The New Order. But in 1932 the depression, plus the fact that too many drones had almost bankrupted the colony, frightened it out of its Christian communism. They voted to try capitalism, formed a stock corporation, and gave each member one share of voting common stock and shares of nonvoting stock in proportion to the number of years worked in the community. Members bought their homes from the society and installed private kitchens. They went to work for wages in one of the society's 50 businesses, e.g., the woolen mill, furniture factory, open-hearth bakery, or the new refrigerator plant founded by profit-minded young Amanist George C. Foerstner.

The new plant turned out household refrigerators and butcher's display cases, pioneered in freezers and air-conditioning equipment. By the end of World War II, Amana's leading line, a $500 home freezer, was being sold in nearly 5,000 retail outlets, backed by national advertising. By last year, the refrigerator plant, still run by Foerstner, employed 350 workers in the peak season (including non-Amanists), and grossed nearly $3,000,000. Such capitalistic prosperity proved too frightening to the 1,500 Amanists.
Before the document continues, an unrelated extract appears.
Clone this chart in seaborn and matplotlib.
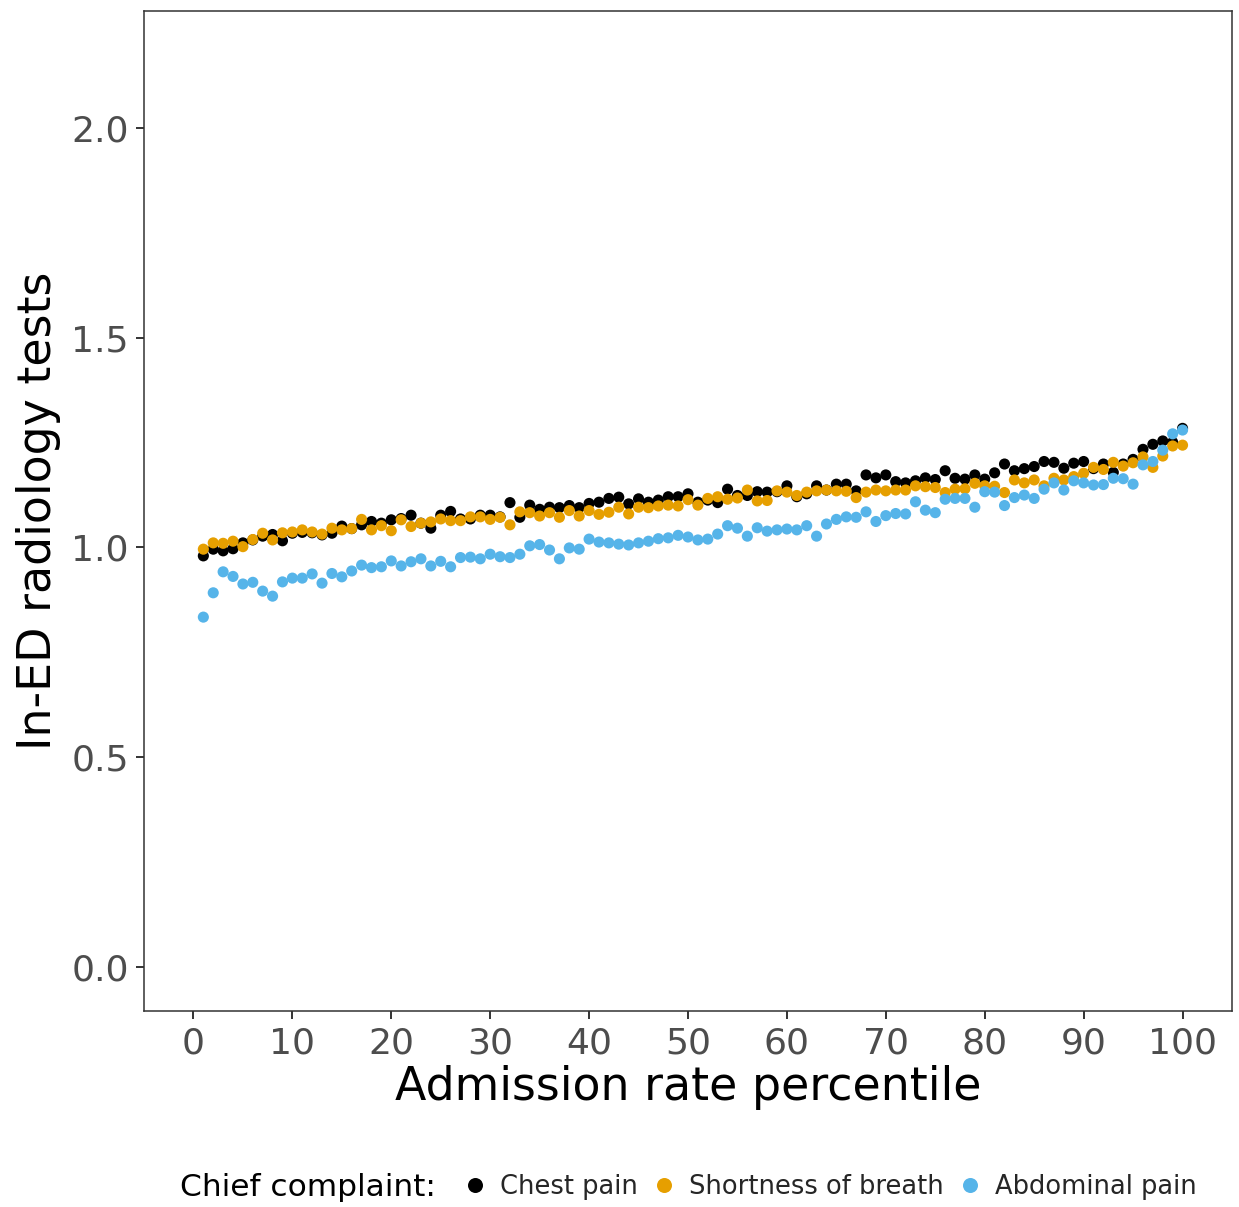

Nest Eggs. Last week, the society sold the refrigerator plant to Cedar Rapids Manufacturer Howard Hall and half a dozen associates, for $1,100,000 plus outstanding accounts receivable, bringing the total to about $1,750,000. Why? Storekeeper William H. Zuber summed it up: "Too many eggs in one basket." With 40-50% of its total income coming from refrigerator sales, Amana feared that it might go broke if the bottom dropped out of the refrigerator market. And the expense of keeping up with high-powered competition ($300,000 to tool up for a new line) seemed like too much of a gamble to frugal German farmers.

While older society members sighed over the seven precious acres of land which were sold with the plant, younger Amanists smiled over their common stock. Worth only $50 a share back in 1932, last week it was valued at $2,600.